La violence en retour de cette multiplicité de formes d’oralités mortifères, au- dedans ou au dehors du tissu social, semble être devoir lue comme un effet boomerang des promesses d’un monde hors castration : puisqu’il en est ainsi, alors, que la gueule du loup m’engloutisse, cette gueule de loup qui se cachait sous tant d’idées et images pré-fabriquées, promises de fait à un être exclusivement conforme à une norme de plus en plus formatisée- semblent nous dire à leur corps défendants, défendus, un certain nombre de nos patients « addictifs »-devenus eux aussi identifiés par ce label, catégorie tendance, nouveaux patients clairement identifiés.

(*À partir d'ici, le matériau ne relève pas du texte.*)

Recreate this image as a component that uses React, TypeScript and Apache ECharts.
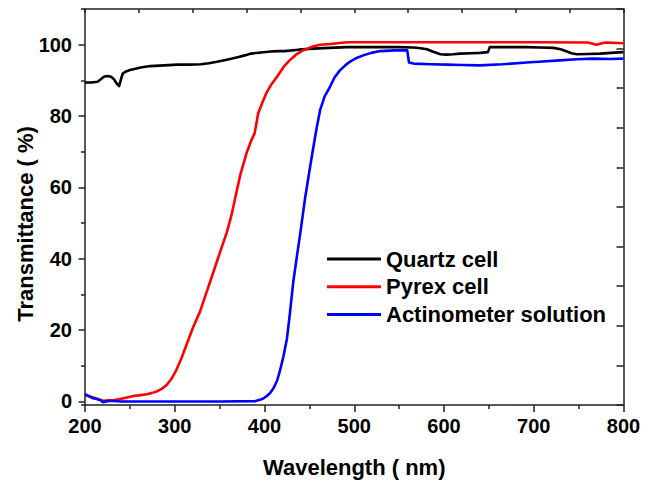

Aider les sujets dévorés par ces pulsions à retrouver la parole, les aider à accepter d’avoir perdu quelque chose et à percevoir le manque comme une donne fondamentale et non comme un état; arriver à faire savoir que le manque s’élabore, privatif et fondateur, bien au contraire de cet état de manque sans surprise parce que dépourvu de subjectivité que nous rapportent nos patient en état de manque, est aujourd’hui plus difficile à aborder qu’hier : car il nous faut faire ce chemin, parfois contre vents et marées, qui consiste à restituer la parole comme langage, et non comme « communication », à repositionner les médicaments comme médicaments, et non comme salvateurs miracles anonymes, distribués automatiquement et transformant alors médecins de tous poils en dealers d’industries garantes de guérisons infaillibles. D’autant plus qu’il nous faut simultanément lutter contre l’idée, tendance, elle aussi, d’une temporalité de l’efficacité rapide.

Le métier devient difficile. Les patients, eux, sont pourtant prêts plus qu’on ne le pense à ne pas être impatients. Car ils découvrent le fur et à mesure le temps qui se déploie, qui n’a rien à voir le temps de l’immédiat et de la pulsion. Mais nous laissera-t-on continuer ce travail d’orfèvrerie fine, ou faudra-t-il accepter, ce qui est antinomique à notre travail, une sorte de débriefing de masse, réduisant le sujet à un individu… non, pardon, un « usager », non pardon, un « iso consommateur de soin », »géré » par un soin « efficace » ?

Alors, c’est que la psyché serait entendue comme un vague reliquat de dysfonctionnement neuronal.